It’s natural to expect more data center capacity is needed to handle the boom in e-commerce, streamed programming and virtual meetings since the pandemic arrived. But there’s another subset of screen-based transactions that requires that expansion too.
Statista reports there are an estimated 2.7 billion video gamers around the world in 2020. The largest proportion of these gamers, some 55% or 1.5 billion players, live in the Asia Pacific Region. North America, with 8%, claims just over 200 million gamers. Total prize money in 2018 for e-sports was $1.5 billion, with the 2018 League of Legends World Championship Finals reaching 99.6 million viewers across 19 languages.
QTS Realty Trust, a data center REIT based in the Kansas City suburb of Overland Park, Kansas, says the gaming industry is forecast to be a $165 billion market this year. CBRE values the U.S. market at $36 billion. QTS says, “the promise of 5G may have the greatest impact as it is expected to allow cloud-based gaming to shed many of its technical constraints.”
Streaming content is one reason the North American data center sector was resilient in the first half of 2020, says CBRE. The seven primary U.S. markets — Northern Virginia, Dallas, Silicon Valley, Chicago, Phoenix, New York Tri-State and Atlanta — saw 134.9 megawatts (MW) of net absorption.
What do game companies need? “The success of our business is dependent on a high-density, hybrid colocation hosting environment required for graphics processing unit (GPU)-intensive applications living in the cloud,” says one QTS customer, Blade Co-Founder Stéphane Héliot, with performance, speed and reliability (the five nines of 99.999% uptime) critical attributes.
“Global online gaming leaders face a challenging combination of exponential data growth, expanding mobile platforms and devices, and the need for instant data anywhere, anytime,” said Clint Heiden, chief revenue officer, QTS.
Proximity to customers is important too, which may explain why Riot Games, creators of League of Legends and other popular games, is opening a new development studio in Singapore following the success of a studio that opened in Hong Kong in 2016.
According to 2018 data from the Entertainment Software Association, California leads all challengers with more than 800 gaming companies, followed by Texas (266), Washington (242), New York (228) and Massachusetts (121). Florida, Illinois, Georgia, Arizona, Pennsylvania and Oregon are in hot pursuit.
Low Latency Appeals to Traders and Gamers Alike
What gamers need is a lot like what high-frequency traders need as they engage in their own high-stakes buy-sell games: “High-performance, low-latency solutions ensure delivery of games to consoles and mobile devices with minimal lag time and the best possible experience for gamers,” says QTS. “Mega data centers in eight of the top 10 population centers ensure proximity to networks and low-latency connectivity to millions of gamers.” They’re part of a global platform of 26 data centers encompassing 7 million sq. ft. and 650+ megawatts of power.
In June QTS announced that one of the world’s leading entertainment companies had chosen QTS’ Chicago mega data center to colocate key IT infrastructure supporting their global gaming platform with nearly 100 million users.
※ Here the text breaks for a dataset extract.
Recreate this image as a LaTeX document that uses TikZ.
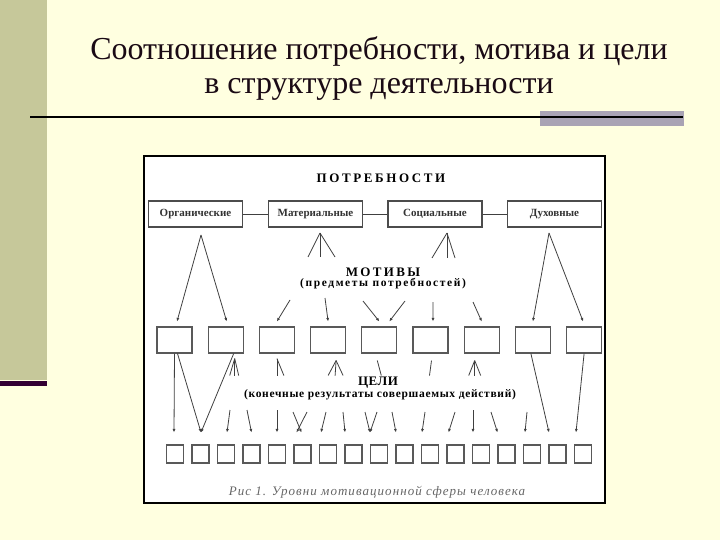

A market overview by Cushman & Wakefield notes that Microsoft, Facebook, CoreSite are among other data center developers expanding in the Chicago market, attracted by customers and by the state’s new data center incentives launched in 2019.
QTS in October announced the opening of a new mega data center in Hillsboro, Oregon, and a second mega data center in Atlanta, another growing e-sports hot spot, right next to the first one on a 95-acre site. The QTS Atlanta-Metro campus will eventually support more than 275 MW of power capacity.
CBRE was involved in a major investment in Philadelphia in September by N3rd Street Gamers (NSG), a national e-sports infrastructure company, in what it called the world’s first e-sports industry campus, “The Block” at Netrality’s 11-story, 1.3-million-sq.-ft. data center complex on Broad Street, where Netrality has invested $50 million since acquiring the property in 2014.
The campus will function as NSG’s new corporate headquarters, and will include global broadcast studios, dedicated training centers and, subject to zoning approval, a Localhost facility capable of hosting community, scholastic, amateur and pro-level events, and programming. Other Localhost locations include Austin and Denver, with Los Angeles and other locations opening in the near future.
Fiber density and network neutrality are noteworthy aspects of the Netrality property.
“The immense internet connectivity options offer gamers near-zero latency ensuring a necessary competitive edge in the world of e-sports,” said Jerry Marshall, CEO at Netrality Data Centers.